The last time I watched Blade Runner on TV, about six years ago, it was on HBO, which was still showing the version of the film with a voice-over narrative and a "happy ending" that Warner Bros. demanded after poor box office response to the initial release. TCM, I'm happy to report, is now showing the so-called "Final Edit," which was put together with the director's approval in 2007. It's a darker version, but a truer one -- even to the editing out of some brand names like Pan Am that were defunct in 2019, when the film's action takes place. (Atari still remains, but maybe it was too hard to cut.) I miss a little of the whimsy involving Sebastian's "toys" -- we seem to have lost what I remember as a teddy-bear figure that bumps into things -- but the ending has more power to haunt. It also sets up Denis Villeneuve's 2017 sequel, Blade Runner 2049, much better. 

Rutger Hauer in Blade Runner (Ridley Scott, 1982)

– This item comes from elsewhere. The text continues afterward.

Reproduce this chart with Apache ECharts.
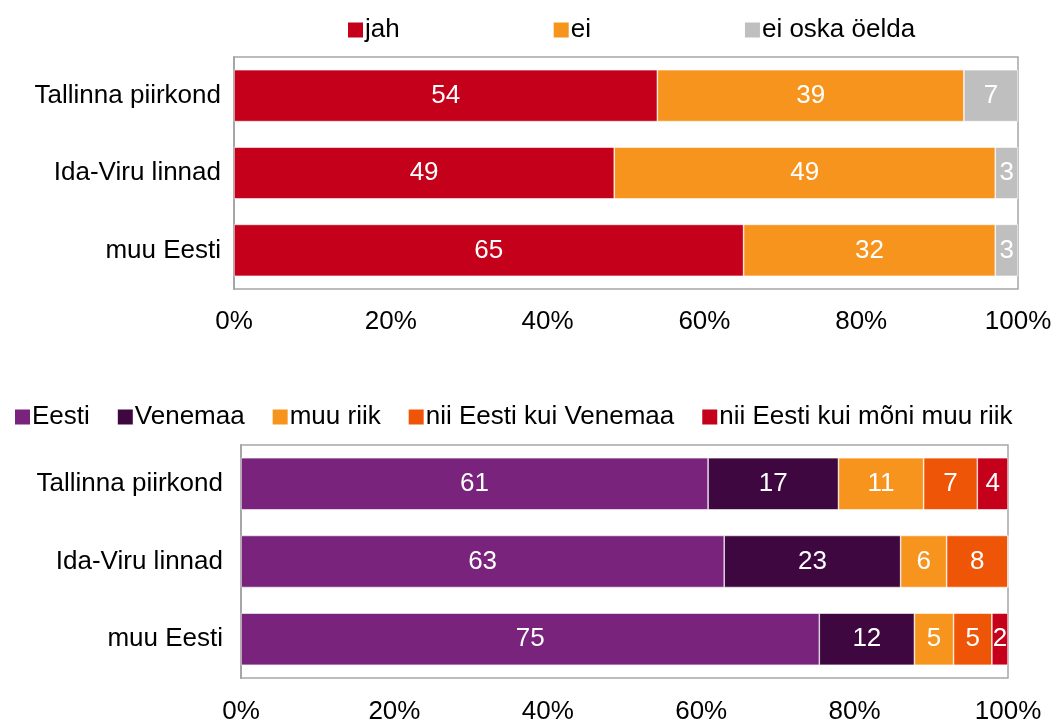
<!DOCTYPE html>
<html>
<head>
<meta charset="utf-8">
<script src="https://cdn.jsdelivr.net/npm/echarts@6/dist/echarts.min.js"></script>
<style>
  html, body { margin: 0; padding: 0; background: #fff; }
  #main { width: 1052px; height: 719px; }
</style>
</head>
<body>
<div id="main"></div>
<script>
// piirkonnad (both panels)
var regions = ['Tallinna piirkond', 'Ida-Viru linnad', 'muu Eesti'];
var xTicks = [0, 20, 40, 60, 80, 100];

// panel 1
var names1 = ['jah', 'ei', 'ei oska öelda'];
var jah = [54.0, 48.5, 65.0];
var ei = [39.1, 48.6, 32.1];
var eiOska = [6.9, 2.9, 2.9];

// panel 2
var names2 = ['Eesti', 'Venemaa', 'muu riik', 'nii Eesti kui Venemaa', 'nii Eesti kui mõni muu riik'];
var eesti = [60.9, 63.0, 75.4];
var venemaa = [17.0, 23.0, 12.4];
var muuRiik = [11.1, 6.0, 5.1];
var eestiVenemaa = [7.0, 8.0, 5.0];
var eestiMuu = [4.0, 0, 2.1];

var FONT = "'Liberation Sans', Arial, sans-serif";
var FS = 26;
var colors1 = ['#C5001A', '#F7941E', '#BFBFBF'];
var colors2 = ['#79237D', '#3E0740', '#F7941E', '#EF5506', '#C5001A'];

var chart = echarts.init(document.getElementById('main'), null, { renderer: 'canvas' });

function barSeries(name, data, color, idx) {
  return {
    name: name,
    type: 'bar',
    stack: 'total' + idx,
    xAxisIndex: idx,
    yAxisIndex: idx,
    barCategoryGap: '33%',
    data: data,
    itemStyle: { color: color, borderColor: '#ffffff', borderWidth: 0.6 },
    label: {
      show: true,
      position: 'inside',
      color: '#ffffff',
      fontFamily: FONT,
      fontSize: FS,
      formatter: function (p) {
        return p.value ? String(Math.round(p.value)) : '';
      }
    }
  };
}

function xAxisFor(idx, margin) {
  return {
    gridIndex: idx,
    type: 'value',
    min: 0,
    max: 100,
    interval: 20,
    axisLine: { show: false },
    axisTick: { show: false },
    splitLine: { show: false },
    axisLabel: {
      margin: margin,
      color: '#000',
      fontFamily: FONT,
      fontSize: FS,
      formatter: function (v) { return xTicks.indexOf(v) >= 0 ? v + '%' : ''; }
    }
  };
}

function yAxisFor(idx, margin) {
  return {
    gridIndex: idx,
    type: 'category',
    inverse: true,
    data: regions,
    axisLine: { show: true, lineStyle: { color: '#A6A6A6', width: 2 } },
    axisTick: { show: false },
    axisLabel: { margin: margin, color: '#000', fontFamily: FONT, fontSize: FS }
  };
}

var series = [];
[jah, ei, eiOska].forEach(function (d, i) {
  series.push(barSeries(names1[i], d, colors1[i], 0));
});
[eesti, venemaa, muuRiik, eestiVenemaa, eestiMuu].forEach(function (d, i) {
  series.push(barSeries(names2[i], d, colors2[i], 1));
});

var option = {
  animation: false,
  backgroundColor: '#ffffff',
  textStyle: { fontFamily: FONT },
  legend: [
    {
      data: names1,
      left: 341,
      top: 12,
      itemGap: 152,
      itemWidth: 17,
      itemHeight: 17,
      icon: 'rect',
      textStyle: { color: '#000', fontSize: FS, fontFamily: FONT, padding: [0, 0, 0, -4] }
    },
    {
      data: names2,
      left: 8,
      top: 399,
      itemGap: 26,
      itemWidth: 17,
      itemHeight: 17,
      icon: 'rect',
      textStyle: { color: '#000', fontSize: FS, fontFamily: FONT, padding: [0, 0, 0, -4] }
    }
  ],
  grid: [
    { left: 234, right: 34, top: 57, height: 232, show: true, borderColor: '#A6A6A6', borderWidth: 1.5, outerBoundsMode: 'none' },
    { left: 241, right: 44, top: 445, height: 233, show: true, borderColor: '#A6A6A6', borderWidth: 1.5, outerBoundsMode: 'none' }
  ],
  xAxis: [xAxisFor(0, 20), xAxisFor(1, 21)],
  yAxis: [yAxisFor(0, 13), yAxisFor(1, 18)],
  series: series
};

chart.setOption(option);
</script>
</body>
</html>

Last night's Doctor Who was a fairly routine episode involving a time loop in which the Doctor and her companions keep getting exterminated by Daleks but coming back to life to figure out ways to survive, which of course they do at the final second. Time loop stories are irresistible to sci-fi writers, and there are some good ones like Groundhog Day (Harold Ramis, 1993), Edge of Tomorrow (Doug Liman, 2014), and Palm Springs (Max Barbakow, 2020). But too often they fall into the trap of being the same damn thing over and over. Doctor Who avoided that one, but didn't give us anything new either.

Only Murders in the Building did something interesting in the second episode, called The Boy From 6B, last night: Because it featured a deaf character who could communicate only in ASL, there was very little audible spoken dialogue throughout the episode, even when the scenes involved our usual protagonists. The plotting remains skillful on this series.  

Saturday, January 1, 2022

Slacking Off

Movie: Slacker (Richard Linklater, 1990) (Criterion Collection).

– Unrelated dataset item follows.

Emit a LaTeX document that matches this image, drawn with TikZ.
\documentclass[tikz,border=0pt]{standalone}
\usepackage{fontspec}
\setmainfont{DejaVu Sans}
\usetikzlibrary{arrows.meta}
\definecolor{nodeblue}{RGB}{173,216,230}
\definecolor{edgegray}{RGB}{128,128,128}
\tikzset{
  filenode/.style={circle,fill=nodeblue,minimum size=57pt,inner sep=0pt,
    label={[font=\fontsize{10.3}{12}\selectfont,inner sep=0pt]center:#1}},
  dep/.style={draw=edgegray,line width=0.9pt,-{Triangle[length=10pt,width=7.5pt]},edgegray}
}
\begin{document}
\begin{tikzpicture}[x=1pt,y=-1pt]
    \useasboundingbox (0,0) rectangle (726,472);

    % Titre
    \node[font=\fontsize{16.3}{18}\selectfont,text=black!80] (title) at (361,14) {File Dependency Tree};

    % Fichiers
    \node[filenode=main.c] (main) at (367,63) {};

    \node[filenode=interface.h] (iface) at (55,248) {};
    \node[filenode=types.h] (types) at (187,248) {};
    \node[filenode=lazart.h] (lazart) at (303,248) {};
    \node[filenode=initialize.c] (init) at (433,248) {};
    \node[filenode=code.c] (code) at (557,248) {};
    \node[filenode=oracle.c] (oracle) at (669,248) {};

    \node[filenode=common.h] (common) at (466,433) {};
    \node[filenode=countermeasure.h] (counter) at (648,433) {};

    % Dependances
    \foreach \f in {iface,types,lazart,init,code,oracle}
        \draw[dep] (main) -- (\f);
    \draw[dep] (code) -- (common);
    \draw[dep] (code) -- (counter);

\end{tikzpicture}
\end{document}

Book: D.H. Lawrence, St. Mawr

TV: Only Murders in the Building: Who Is Tim Kono?; How Well Do You Know Your Neighbors?; The Sting; Twist (Hulu). 

New Year's Eve in the age of Covid: What better time to stay in and watch stuff that's not too depressing but has a little edge? Slacker fits those criteria as well as any movie. It's a comic portrait of the Austin counterculture of its day, edged with a little violence. I'm a big Richard Linklater fan, and I'm surprised I've never seen his debut film before. It's a walk-and-talker like the Jesse-and-Céline trilogy, and a group portrait like Dazed and Confused and Everybody Wants Some!!, with some of the experimental élan of Boyhood. The tag-you're-it structure -- one character crosses paths with another, launching that person into their own episode -- is beautifully done: Austin becomes something like the Dublin of Ulysses, an inspiration that becomes obvious in the scene in which two guys toss a tent and a typewriter off a bridge as a third reads a passage from Joyce's book. The unknown performers mostly remained unknown, except for Linklater himself, the guy in the opening scene, listed in the credits as "Should Have Stayed at the Bus Station,"  and future director Athina Rachel Tsangari, the "Cousin From Greece" listed in the cast as Rachael Reinhardt. 

Richard Linklater and Rudy Basquez in Slacker (1990)

Only Murders in the Building was also a fortuitous choice for a low-key New Year's Eve. I can't binge-watch much more than the four episodes I saw last night, but the plot is ensnaring and I like wondering which guest star is going to turn up next after Nathan Lane, Sting, and Tina Fey.